Some gamma rays are thought to originate in the same environs as cosmic rays. One way they’re produced is that cosmic rays, shortly after being launched, can slam into relatively low-energy ambient photons, boosting them to high-energy gamma rays. But the electrically charged cosmic rays are buffeted by galactic magnetic fields, which means they don’t travel in a straight line, thus complicating efforts to trace the zippy particles back to their source. Gamma rays, however, are impervious to magnetic fields, so astrophysicists can trace their unwavering paths back to their origins — and figure out where cosmic rays are created.
To that end, the LHAASO team traced the hundreds of gamma-ray photons that it detected to 12 spots on the sky. While the team identified one spot as the Crab Nebula, the remnant of a supernova about 6,500 light-years from Earth, the researchers suggested that the rest could be associated with other sites of stellar explosions or even young massive star clusters (SN: 6/24/19).
In the new study, astrophysicist Emma de Oña Wilhelmi and colleagues zeroed in one of those possible points of origin: pulsar wind nebulas, the clouds of turbulence and charged particles surrounding a pulsar. The researchers weren’t convinced such locales could create such high-energy particles and light, so they set out to show through calculations that pulsar wind nebulas weren’t the sources of extreme gamma rays. “But to our surprise, we saw at the very extreme conditions, you can explain all the sources [that LHAASO saw],” says de Oña Wilhelmi, of the German Electron Synchrotron in Hamburg.
The young pulsars at the heart of these nebulas — no more than 200,000 years old — can provide all that oomph because of their ultrastrong magnetic fields, which create a turbulent magnetic bubble called a magnetosphere.

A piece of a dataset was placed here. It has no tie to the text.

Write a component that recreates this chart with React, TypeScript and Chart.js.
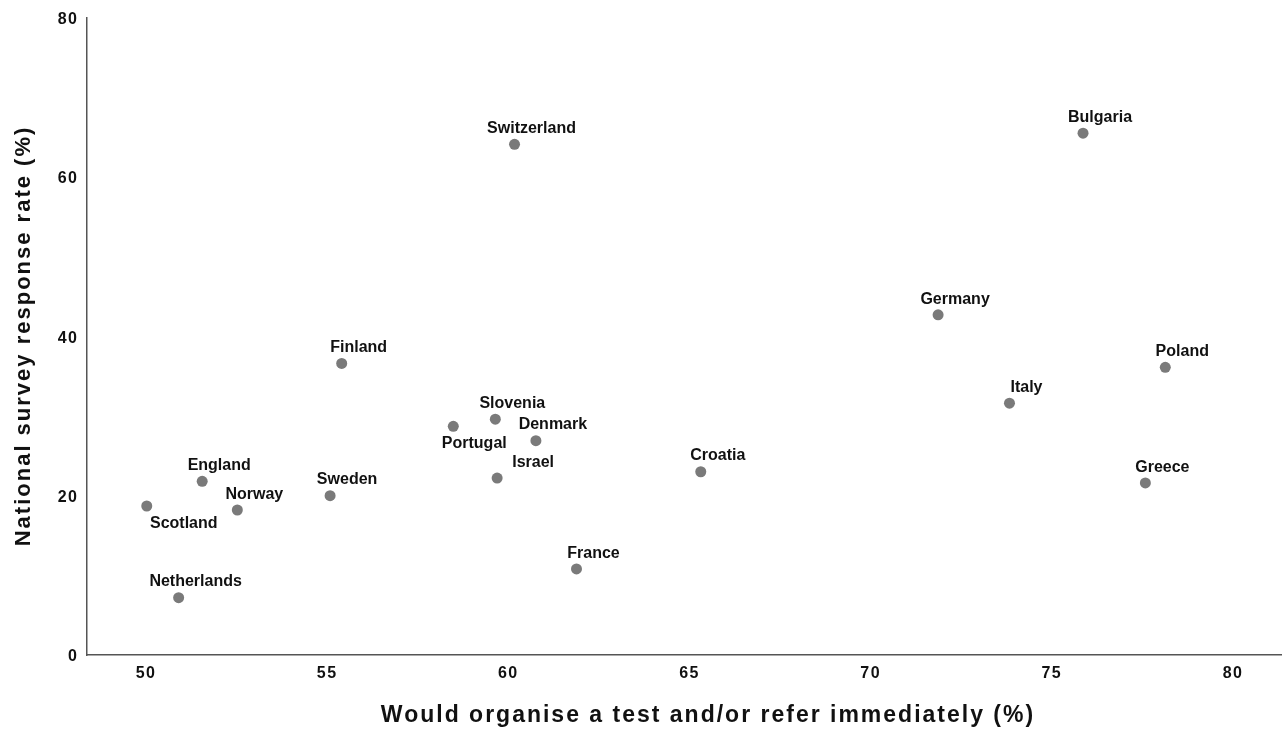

Any charged particles moving in an intense magnetic field get accelerated, says de Oña Wilhelmi. That’s how the Large Hadron Collider boosts particles to extreme energies (SN: 4/22/22). A pulsar-powered accelerator, though, can boost particles to even higher energies, the team calculates. That’s because the electrons escape the pulsar’s magnetosphere and meet up with the material and magnetic fields from the stellar explosion that created the pulsar. These magnetic fields can further accelerate the electrons to even higher energies, the team finds, and if those electrons slam into ambient photons, they can boost those particles of light to ultrahigh energies, turning them into gamma rays.
“Pulsars are definitely very powerful accelerators,” Fang says, with “several places where particle acceleration can happen.”
And that could lead to a bit of confusion. Gamma-ray telescopes have pretty fuzzy vision. For example, LHASSO can make out details only as small as about half the size of the full moon. So the gamma-ray sources that the telescope detected look like blobs or bubbles, says de Oña Wilhelmi. There could be multiple energetic sources within those blobs, unresolved to current observatories.
“With better angular resolution and better sensitivity, we should be able to identify what [and] where the accelerator is,” she says. A few future observatories — such as the Cherenkov Telescope Array and the Southern Wide-field Gamma-ray Observatory — could help, but they’re several years out.